A top official at HHS' Office of Inspector General on Tuesday said the watchdog is monitoring billing and claims data to ensure hospitals are not upcoding to take advantage of higher COVID-19 reimbursement rates.
"We are monitoring through our data accompanying bills and claims with a COVID diagnosis as a way to potentially upcode," Principal Deputy Inspector General for HHS Christi Grimm told members of the House Committee on Oversight and Reform.
Grimm's comments on upcoding were addressed to Rep.

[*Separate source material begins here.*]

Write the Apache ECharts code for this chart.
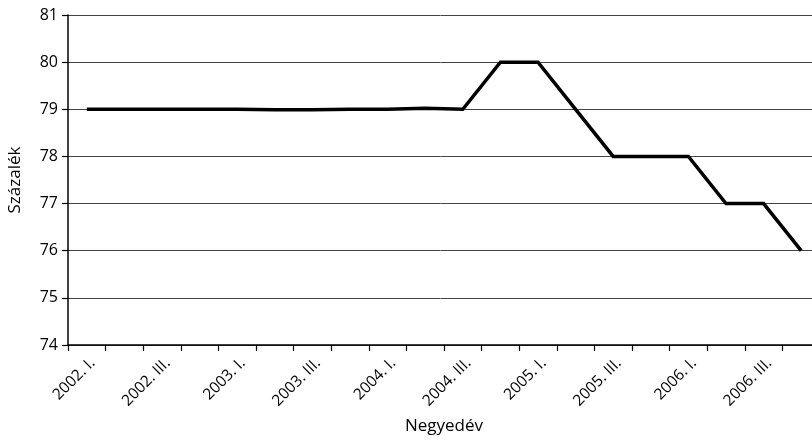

Glenn Grothman (R-Wis.), who asked Grimm about the theory floating around some conservative-leaning news outlets that providers may have an incentive to cite COVID-19 as a cause of death on death certificates, as Congress bumped Medicare reimbursement for inpatient COVID-19 care by 20%. There have been no publicly reported instances of such upcoding happening.
Grimm was until recently the acting HHS Inspector General, and she came under fire from President Donald Trump for publishing findings that hospitals surveyed in late March were experiencing shortages of COVID-19 testing and personal protective equipment. Grimm testified about the inspector general's former and current before the House oversight committee.

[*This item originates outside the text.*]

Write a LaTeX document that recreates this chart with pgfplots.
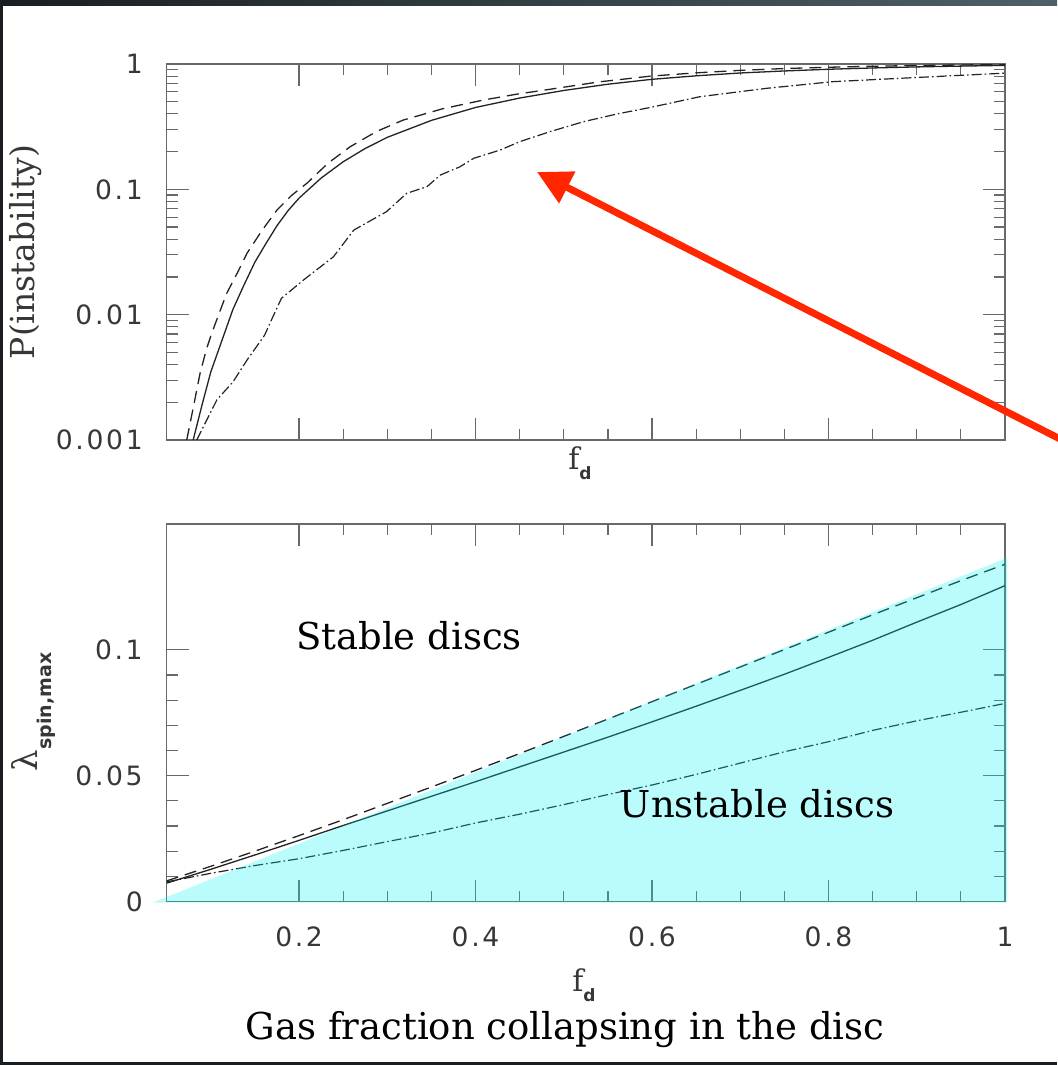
\documentclass[border=0pt]{standalone}
\usepackage{fontspec}
\setmainfont{DejaVu Serif}
\newfontfamily\tickfont[LetterSpace=10]{DejaVu Sans}
\newfontfamily\subfont{DejaVu Sans}
\usepackage{pgfplots}
\pgfplotsset{compat=1.18}
\usetikzlibrary{arrows.meta}

\definecolor{framegray}{RGB}{105,105,105}
\definecolor{curve}{RGB}{35,35,35}
\definecolor{ticktext}{RGB}{55,55,55}
\definecolor{arrowred}{RGB}{255,38,0}
\definecolor{overlay}{RGB}{0,245,245}
\definecolor{slidedark}{RGB}{24,30,34}
\definecolor{slideblue}{RGB}{78,96,102}

\pgfplotsset{
  panel/.style={
    scale only axis,
    width=419.15pt,
    xmin=0.05, xmax=1,
    axis line style={framegray, line width=0.7pt},
    every tick/.style={framegray, line width=0.6pt},
    major tick length=11pt,
    minor tick length=5.5pt,
    tick align=inside,
    xtick={0.2,0.4,0.6,0.8,1},
    minor x tick num=3,
    ticklabel style={font=\tickfont\fontsize{13.3}{15}\selectfont, text=ticktext},
    yticklabel style={anchor=east, inner sep=0pt, xshift=-11.8pt},
    /pgf/number format/assume math mode=true,
  },
  solidc/.style={curve, line width=0.65pt},
  dashc/.style={curve, line width=0.65pt, dash pattern=on 6pt off 3.5pt},
  dotdashc/.style={curve, line width=0.6pt, dash pattern=on 5pt off 1.5pt on 0.8pt off 1.5pt},
}

\begin{document}
\begin{tikzpicture}
\useasboundingbox (0,0) rectangle (528.5pt,-532.5pt);
\fill[white] (0,0) rectangle (528.5pt,-532.5pt);

% ---------- top panel ----------
\begin{axis}[panel,
  at={(83.35pt,-32pt)}, anchor=north west,
  height=188pt,
  ymode=log, ymin=0.001, ymax=1,
  ytick={0.001,0.01,0.1,1},
  yticklabels={0.001,0.01,0.1,1},
  yminorticks=true,
  xticklabels={},
]
\addplot[dashc] coordinates {
(0.0727,0.0010) (0.080,0.0018) (0.0878,0.0034) (0.095,0.0053) (0.101,0.0071)
(0.110,0.0105) (0.118,0.0148) (0.130,0.0215) (0.141,0.0309) (0.158,0.0470)
(0.175,0.0684) (0.192,0.090) (0.209,0.112) (0.233,0.162) (0.258,0.219)
(0.288,0.290) (0.318,0.357) (0.363,0.440) (0.409,0.516) (0.447,0.575)
(0.484,0.628) (0.540,0.720) (0.598,0.800) (0.650,0.850) (0.700,0.890)
(0.750,0.920) (0.800,0.942) (0.850,0.960) (0.900,0.972) (0.950,0.982) (1.000,0.990)};
\addplot[solidc] coordinates {
(0.080,0.0010) (0.090,0.0019) (0.100,0.0035) (0.1125,0.0062) (0.125,0.0110)
(0.1375,0.0172) (0.150,0.0263) (0.1625,0.0370) (0.175,0.0513) (0.1875,0.0676)
(0.200,0.0851) (0.225,0.123) (0.250,0.166) (0.275,0.212) (0.300,0.260)
(0.350,0.355) (0.400,0.450) (0.450,0.535) (0.500,0.615) (0.550,0.690)
(0.600,0.755) (0.650,0.805) (0.700,0.848) (0.750,0.880) (0.800,0.908)
(0.850,0.930) (0.900,0.948) (0.950,0.962) (1.000,0.975)};
\addplot[dotdashc] coordinates {
(0.084,0.0010) (0.107,0.0021) (0.125,0.0029) (0.141,0.00434) (0.161,0.00687)
(0.170,0.0095) (0.180,0.0135) (0.205,0.0189) (0.239,0.029) (0.262,0.0473)
(0.299,0.0663) (0.322,0.093) (0.345,0.105) (0.360,0.130) (0.382,0.151)
(0.398,0.177) (0.428,0.206) (0.450,0.240) (0.484,0.288) (0.522,0.346)
(0.560,0.399) (0.598,0.450) (0.654,0.548) (0.730,0.640) (0.805,0.723)
(0.881,0.769) (0.957,0.817) (1.000,0.845)};
\end{axis}

% ---------- bottom panel ----------
\begin{axis}[panel,
  at={(83.35pt,-262pt)}, anchor=north west,
  height=188.75pt,
  ymin=0, ymax=0.15,
  ytick={0,0.05,0.1},
  yticklabels={0,0.05,0.1},
  minor y tick num=4,
  xticklabels={0.2,0.4,0.6,0.8,1},
  xticklabel style={anchor=center, inner sep=0pt, yshift=-17.75pt},
  clip=false,
]
\addplot[dashc] coordinates {
(0.05,0.0082) (0.1,0.0140) (0.15,0.0200) (0.2,0.0262) (0.25,0.0325) (0.3,0.0390)
(0.35,0.0455) (0.4,0.0521) (0.45,0.0588) (0.5,0.0656) (0.55,0.0725) (0.6,0.0794)
(0.65,0.0863) (0.7,0.0932) (0.75,0.1001) (0.8,0.1070) (0.85,0.1139) (0.9,0.1207)
(0.95,0.1275) (1.0,0.1340)};
\addplot[solidc] coordinates {
(0.05,0.0073) (0.1,0.0128) (0.15,0.0185) (0.2,0.0243) (0.25,0.0302) (0.3,0.0360)
(0.35,0.0418) (0.4,0.0476) (0.45,0.0535) (0.5,0.0594) (0.55,0.0653) (0.6,0.0714)
(0.65,0.0776) (0.7,0.0839) (0.75,0.0903) (0.8,0.0970) (0.85,0.1038) (0.9,0.1110)
(0.95,0.1180) (1.0,0.1255)};
\addplot[dotdashc] coordinates {
(0.05,0.0078) (0.1,0.0112) (0.15,0.0143) (0.2,0.0170) (0.25,0.0203) (0.3,0.0238)
(0.35,0.0272) (0.4,0.0312) (0.45,0.0347) (0.5,0.0385) (0.55,0.0425) (0.6,0.0463)
(0.65,0.0505) (0.7,0.0550) (0.75,0.0595) (0.8,0.0635) (0.85,0.0680) (0.9,0.0718)
(0.95,0.0752) (1.0,0.0787)};
\addplot[draw=none, fill=overlay, fill opacity=0.27] coordinates {
(0.0346,-0.0004) (1.0025,0.1366) (1.0025,-0.0004)} -- cycle;
\end{axis}

% ---------- labels ----------
\node[rotate=90, text=ticktext, font=\fontsize{16.5}{18}\selectfont] at (13pt,-126pt) {P(instability)};
\node[rotate=90, text=ticktext, inner sep=0pt] at (16.75pt,-356pt)
  {\fontsize{17}{18}\selectfont λ\raisebox{-0.4em}{\subfont\bfseries\fontsize{9.5}{10}\selectfont spin,max}};
\node[text=ticktext, inner sep=0pt] at (290pt,-231.5pt)
  {\fontsize{15}{16}\selectfont f\raisebox{-0.35em}{\subfont\bfseries\fontsize{8.5}{9}\selectfont d}};
\node[text=ticktext, inner sep=0pt] at (292pt,-492.5pt)
  {\fontsize{15}{16}\selectfont f\raisebox{-0.35em}{\subfont\bfseries\fontsize{8.5}{9}\selectfont d}};

\node[font=\fontsize{18.5}{20}\selectfont] at (204.5pt,-318pt) {Stable discs};
\node[font=\fontsize{18.5}{20}\selectfont] at (378.5pt,-402pt) {Unstable discs};
\node[font=\fontsize{18.5}{20}\selectfont] at (282.5pt,-515pt) {Gas fraction collapsing in the disc};

% ---------- arrow ----------
\draw[arrowred, line width=3.5pt, -{Triangle[length=17pt,width=17pt]}] (531pt,-220pt) -- (268.5pt,-86pt);

% ---------- slide edges ----------
\shade[left color=slidedark, right color=slideblue] (0,0) rectangle (528.5pt,-3pt);
\fill[slidedark] (0,0) rectangle (1.5pt,-532.5pt);
\fill[slidedark] (0,-531.2pt) rectangle (528.5pt,-532.5pt);
\end{tikzpicture}
\end{document}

Grimm defended the report showing PPE and testing shortages as accurate, even though her office didn't independently verify hospitals' claims. But she characterized the report as a "snapshot in time" and said HHS has since taken steps to address hospitals' concerns. The HHS OIG currently doesn't have plans to conduct a similar survey that could serve as a comparison, Grimm said.

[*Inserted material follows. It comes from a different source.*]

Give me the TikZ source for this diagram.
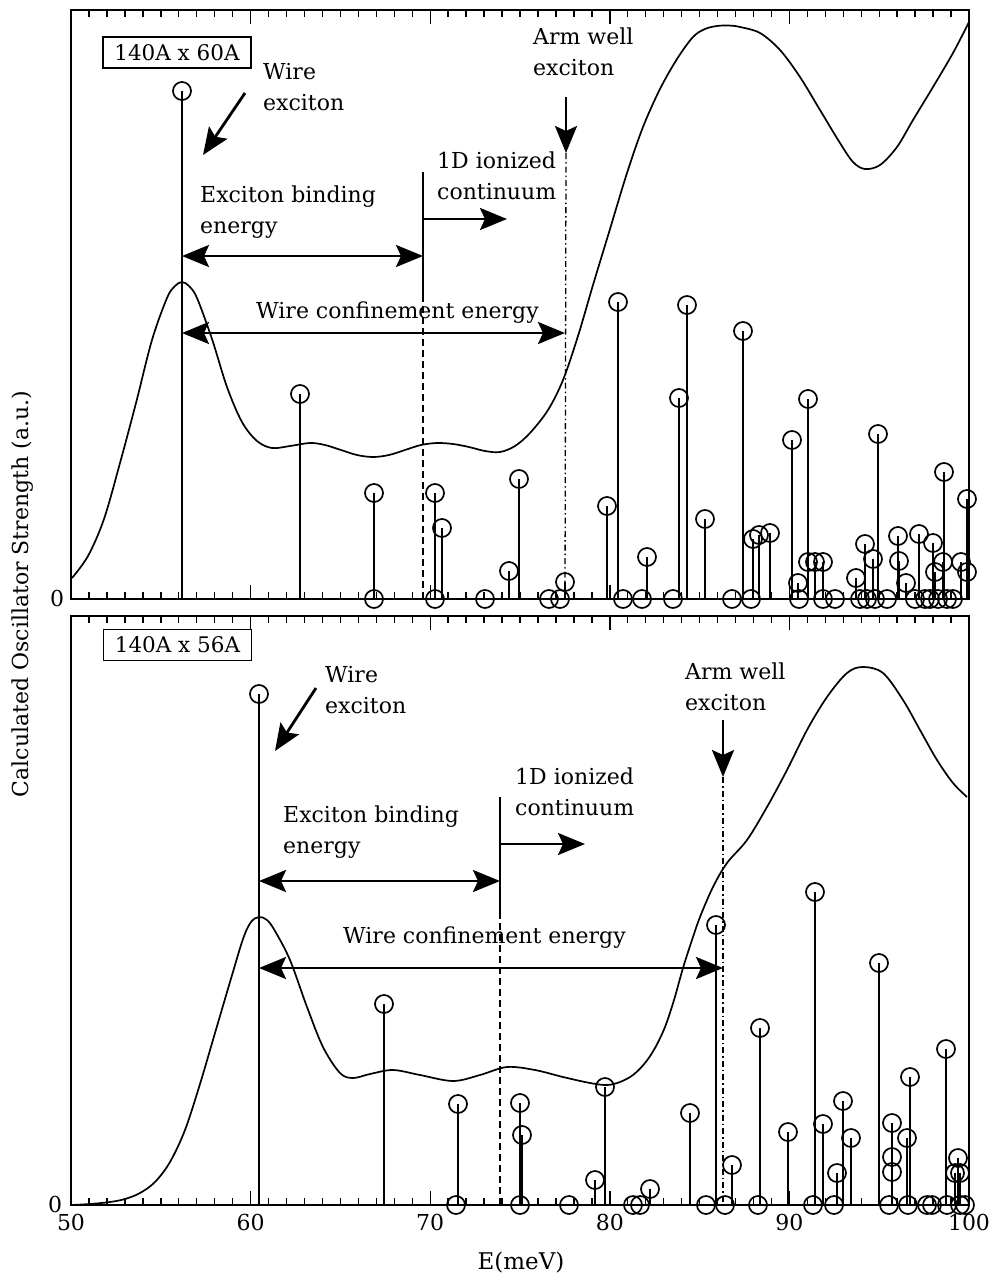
\documentclass[tikz,border=0pt]{standalone}
\usepackage{fontspec}
\setmainfont{DejaVu Serif}
\usetikzlibrary{arrows.meta}

\tikzset{
  frame/.style={line width=2pt},
  curve/.style={line width=1.7pt, line join=round},
  stem/.style={line width=1.7pt},
  osc/.style={line width=1.7pt},
  tick/.style={line width=1.4pt},
  headtip/.tip={Stealth[length=27pt,width=22pt,inset=5pt]},
  marker/.style={line width=2.8pt,-headtip},
  dmarker/.style={line width=2.8pt,headtip-headtip},
  guide/.style={line width=2.4pt},
  lbl/.style={font=\fontsize{22}{31}\selectfont, align=left, anchor=north west, inner sep=0pt},
  sizebox/.style={draw, line width=1.8pt, font=\fontsize{21.5}{24}\selectfont, inner sep=0pt, minimum width=148pt, minimum height=31pt},
  num/.style={font=\fontsize{22}{24}\selectfont, inner sep=0pt},
}

\begin{document}
\begin{tikzpicture}[x=1pt,y=-1pt]
\useasboundingbox (0,0) rectangle (997,1283);

% ---------- frames ----------
\draw[frame] (71,10) rectangle (969,599);
\draw[frame] (71,616) rectangle (969,1205);

% ---------- ticks: 1 meV minor, 10 meV major ----------
\foreach \e in {0,...,50} {
  \pgfmathsetmacro\xx{71+\e*17.96}
  \pgfmathsetmacro\tl{mod(\e,10)==0 ? 14 : 7}
  \draw[tick] (\xx,10) -- ++(0,\tl);
  \draw[tick] (\xx,599) -- ++(0,-\tl);
  \draw[tick] (\xx,616) -- ++(0,\tl);
  \draw[tick] (\xx,1205) -- ++(0,-\tl);
}

% ---------- axis labels ----------
\node[num] (zA) at (57,598) {0};
\node[num] (zB) at (55,1204) {0};
\node[num] (t50) at (71,1222) {50};
\node[num] (t60) at (250.6,1222) {60};
\node[num] (t70) at (430.2,1222) {70};
\node[num] (t80) at (609.8,1222) {80};
\node[num] (t90) at (789.4,1222) {90};
\node[num] (t100) at (969,1222) {100};
\node[num, font=\fontsize{23}{24}\selectfont] (xlab) at (521,1263) {E(meV)};
\node[num, rotate=90] (ylab) at (23,594) {Calculated Oscillator Strength (a.u.)};

% ---------- upper panel: broadened spectrum ----------
\draw[curve] plot[smooth, tension=0.55] coordinates {
 (72,578) (88,556) (104,519) (120,463) (136,403) (152,340) (167,298) (175,286)
 (182,282) (189,286) (197,298) (212,339) (227,387) (242,422) (257,441) (272,448)
 (290,446) (310,443) (325,445) (341,450) (357,455) (373,457) (389,455) (405,450)
 (421,445) (437,443) (453,444) (469,447) (485,451) (500,452) (515,446) (530,433)
 (548,410) (563,380) (578,336) (593,285) (610,229) (627,173) (643,127) (660,89)
 (677,59) (693,37) (705,29) (717,26) (729,25.5) (740,27) (760,33) (780,50)
 (800,77) (820,110) (840,143) (853,162) (865,169) (880,165) (897,147) (913,120)
 (933,87) (953,53) (969,22)};

% ---------- upper panel: oscillator strengths ----------
\draw[stem, line width=2pt] (182,599) -- (182,91);
\draw[osc] (182,91) circle[radius=9pt];
\foreach \x/\y in {300/394, 374/493, 435/493, 442/528, 509/571, 519/479, 565/582,
  607/506, 618/302, 647/557, 679/398, 687/305, 705/519, 743/331, 753/539, 759/535,
  770/533, 792/440, 798/583, 808/399, 808/562, 815/562, 823/562, 856/578, 865/544,
  873/559, 878/434, 898/536, 899/561, 906/583, 919/534, 933/543, 935/572, 943/562,
  944/472, 961/562, 967/499, 967/572} {
  \draw[stem] (\x,599) -- (\x,\y);
  \draw[osc] (\x,\y) circle[radius=9pt];
}
\foreach \x in {374, 435, 485, 549, 560, 623, 642, 673, 732, 751, 799, 823, 835,
  860, 867, 875, 887, 915, 925, 930, 938, 947, 953} {
  \draw[osc] (\x,599) circle[radius=9pt];
}

% ---------- upper panel: annotations ----------
\node[sizebox] (boxA) at (177,52.5) {140A x 60A};
\node[lbl] (wireA) at (263,63) {Wire\\exciton};
\coordinate (wireAs) at (245,93);
\coordinate (wireAt) at (203,155);
\draw[marker] (wireAs) -- (wireAt);

\node[lbl] (bindA) at (200,186) {Exciton binding\\energy};
\coordinate (bindAl) at (182,256);
\coordinate (bindAr) at (423,256);
\draw[dmarker] (bindAl) -- (bindAr);

\coordinate (contAtop) at (423,172);
\coordinate (contAmid) at (423,295);
\coordinate (contAbot) at (423,599);
\draw[guide] (contAtop) -- (contAmid);
\draw[line width=1.8pt, dashed, dash pattern=on 7pt off 4pt] (contAmid) -- (contAbot);
\node[lbl] (contA) at (437,152) {1D ionized\\continuum};
\coordinate (contAs) at (423,219);
\coordinate (contAt) at (507,219);
\draw[marker] (contAs) -- (contAt);

\node[lbl] (armA) at (533,28) {Arm well\\exciton};
\coordinate (armAs) at (566,97);
\coordinate (armAt) at (566,153);
\coordinate (armAbot) at (565,599);
\draw[marker] (armAs) -- (armAt);
\draw[line width=1.3pt, dash pattern=on 6pt off 3pt on 1.5pt off 3pt] (armAt) -- (armAbot);

\node[lbl] (confA) at (256,302) {Wire confinement energy};
\coordinate (confAl) at (182,333);
\coordinate (confAr) at (565,333);
\draw[dmarker] (confAl) -- (confAr);

% ---------- lower panel: broadened spectrum ----------
\draw[curve] plot[smooth, tension=0.55] coordinates {
 (71,1205) (90,1204) (110,1202) (125,1199) (140,1193) (155,1182) (170,1162)
 (185,1130) (200,1084) (215,1033) (230,982) (243,939) (251,922) (259,917)
 (267,920) (275,931) (290,960) (307,1007) (323,1047) (340,1073) (353,1078)
 (370,1074) (393,1070) (420,1075) (453,1081) (480,1075) (507,1067) (535,1070)
 (563,1077) (590,1083) (607,1085) (620,1082) (633,1075) (645,1063) (655,1048)
 (665,1027) (674,1000) (683,968) (692,940) (700,917) (713,887) (727,863)
 (747,840) (767,807) (787,770) (807,730) (827,697) (847,673) (863,667) (883,673)
 (903,700) (920,730) (937,760) (953,783) (967,797)};

% ---------- lower panel: oscillator strengths ----------
\draw[stem, line width=2.4pt] (259,1205) -- (259,694);
\draw[osc] (259,694) circle[radius=9pt];
\foreach \x/\y in {384/1004, 458/1104, 520/1103, 522/1135, 595/1180, 605/1087,
  650/1189, 690/1113, 716/925, 732/1165, 760/1028, 788/1132, 815/892, 823/1124,
  837/1173, 843/1101, 851/1138, 879/963, 892/1123, 892/1157, 892/1172, 907/1138,
  910/1077, 946/1049, 958/1158, 955/1173, 960/1173} {
  \draw[stem] (\x,1205) -- (\x,\y);
  \draw[osc] (\x,\y) circle[radius=9pt];
}
\foreach \x in {456, 520, 569, 633, 640, 706, 725, 758, 813, 834, 889, 908, 927,
  932, 947, 960, 965} {
  \draw[osc] (\x,1205) circle[radius=9pt];
}

% ---------- lower panel: annotations ----------
\node[sizebox] (boxB) at (177.5,645) {140A x 56A};
\node[lbl] (wireB) at (325,666) {Wire\\exciton};
\coordinate (wireBs) at (316,688);
\coordinate (wireBt) at (275,751);
\draw[marker] (wireBs) -- (wireBt);

\node[lbl] (bindB) at (283,806) {Exciton binding\\energy};
\coordinate (bindBl) at (259,881);
\coordinate (bindBr) at (500,881);
\draw[dmarker] (bindBl) -- (bindBr);

\coordinate (contBtop) at (500,797);
\coordinate (contBmid) at (500,912);
\coordinate (contBbot) at (500,1205);
\draw[guide] (contBtop) -- (contBmid);
\draw[line width=1.8pt, dashed, dash pattern=on 7pt off 4pt] (contBmid) -- (contBbot);
\node[lbl] (contB) at (515,768) {1D ionized\\continuum};
\coordinate (contBs) at (500,844);
\coordinate (contBt) at (585,844);
\draw[marker] (contBs) -- (contBt);

\node[lbl] (armB) at (685,663) {Arm well\\exciton};
\coordinate (armBs) at (723,720);
\coordinate (armBt) at (723,777);
\coordinate (armBbot) at (723,1205);
\draw[marker] (armBs) -- (armBt);
\draw[line width=1.3pt, dash pattern=on 6pt off 3pt on 1.5pt off 3pt] (armBt) -- (armBbot);

\node[lbl] (confB) at (343,927) {Wire confinement energy};
\coordinate (confBl) at (259,968);
\coordinate (confBr) at (723,968);
\draw[dmarker] (confBl) -- (confBr);
\end{tikzpicture}
\end{document}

HHS OIG recently announced it is auditing HHS' distribution of $50 billion in provider grant funds to healthcare providers, but Grimm said the report will focus more on the execution of HHS' formula rather than probing the distribution methods themselves.
"We are looking at whether rules were followed in those calculations and whether they were distributed according to those rules. We are not second-guessing how those formulas were arrived on as part of our work," Grimm said.
Rep. Rashida Tlaib (D-Mich.) raised concerns that HHS' decision to distribute the funds based on 2018 net patient revenue disadvantaged safety-net providers. Grimm said looking into that issue is not currently part of their work plan, but that Grimm is open to facilitating further conversation on the issue.